Caso contrário, o volume dos fluxos ilícitos brutos será incontrolavelmente alto, o que perpetuará o nosso atraso económico relativo. Abordar a questão dos fluxos ilícitos de capitais, talvez a maior causa do subdesenvolvimento de países como o nosso, é, inquestionavelmente, uma tarefa complexa.

O foco deverá, contudo, ser o de garantir que bens importados ou exportados sejam registados com um valor baseado no seu preço de mercado efectivo.

E, também, garantir que não haja subdeclaração e subclassificação das exportações e não haja sobre declaração e sobre classificação das importações. Haverá, em primeiro lugar, que avaliar a legislação que regula o comércio exterior, incluindo o das commodities como carvão, gás e petróleo, para determinar se não seria necessário criar e/ou agravar as leis que criminalizam especificamente a sobre ou sub facturação comercial com o fim de sonegar receitas em divisas, sonegar impostos ou evitar o pagamento de tarifas ou para contornar controlos de lavagem de dinheiro.

Talvez haja que instituir que os importadores e exportadores (ou despachantes aduaneiros) assinem declarações indicando que as quantidades, qualidade e preços indicados nas declarações de importação/exportação são precisos e honestos. A possibilidade de cassação da licença do despachante aduaneiro, por exemplo, em caso de fraude provada, pode ter um efeito dissuasivo poderoso.

Em segundo lugar, as declarações de importação/ exportação devem ser equiparadas às normas a que estão sujeitos os contabilistas. A detecção e identificação da sobre faturação e/ou subfacturação comercial devem ser incorporadas às práticas contabilísticas e de auditoria de aceitação geral usadas em Moçambique. Auditores de empresas de importação ou exportação devem ser capacitados para identificar transacções suspeitas e verificar se foram adequadamente facturadas.

Tanto gestores como auditores de empresas moçambicanas envolvidos no comércio internacional devem ser obrigados a assinar declarações nas contas anuais dessas empresas, certificando que todas as transacções foram facturadas de acordo com a legislação.
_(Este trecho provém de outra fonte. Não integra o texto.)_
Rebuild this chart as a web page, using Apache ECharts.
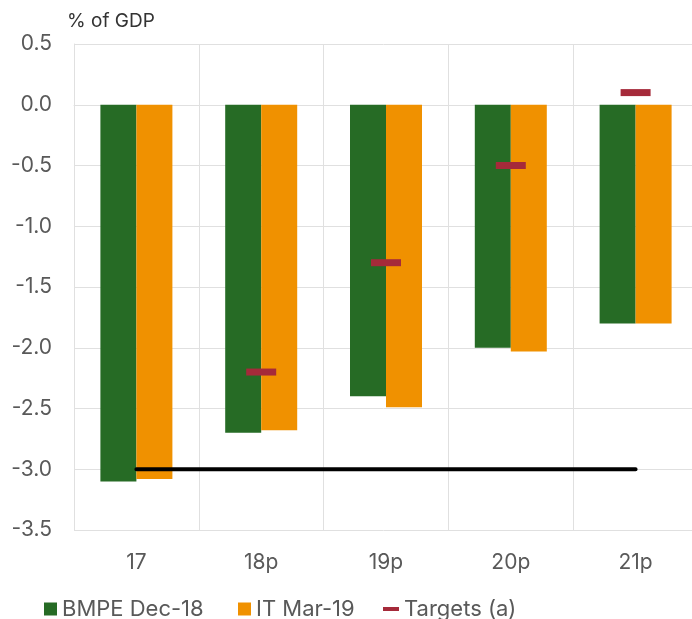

Como acontece com as declarações de importação/exportação, essas declarações simples aumentariam a responsabilidade pessoal e a responsabilização pelas decisões de preços dessas empresas, dissuadindo condutas intencionalmente fraudulentas.

Em terceiro lugar, o país deve, muito rapidamente, constituir uma base de dados alargada sobre preços do mercado mundial, pelo menos dos bens e serviços mais importantes no seu comércio internacional. Essa base de dados deve ser acessível aos ofi ciais da Autoridade Tributária que lidam com matérias de importação/exportação, dando-lhes a possibilidade de que possam facilmente comparar os valores declarados de importações/exportações.

Deverão, adicionalmente, poder solicitar documentação adicional sempre que seja necessário. Por último, nas negociações multilaterais (com pressão conjunta dos países subdesenvolvidos vítimas dos fluxos ilícitos de capitais), dever-se-ia avançar para forçar as companhias multinacionais a publicar as suas receitas, lucros, perdas, vendas, impostos pagos, empresas subsidiárias, emprego e salários, país por país.

Esta provisão permitiria testar o nível de transparência das suas operações. E todos os países deveriam participar num amplo movimento orientado para a partilha automática de informação fiscal. Entidades que recusassem estas práticas deveriam ser consideradas não credíveis para pronunciar palavras ocas como “corrupção”, “boa governação’ ou “transparência”.

Caso não se transponham os cactos e micaías que tolhem o nosso desenvolvimento e, sobretudo, caso se continue a ignorar as questões de subfacturação/sobrefacturação, que verdadeiramente condicionam o nosso desenvolvimento, estaremos a seguir falsos guias, que inventaram palavreado sonoro e apelativo para nos distrair.

São como guias falsos que não nos conduzem a sítio nenhum.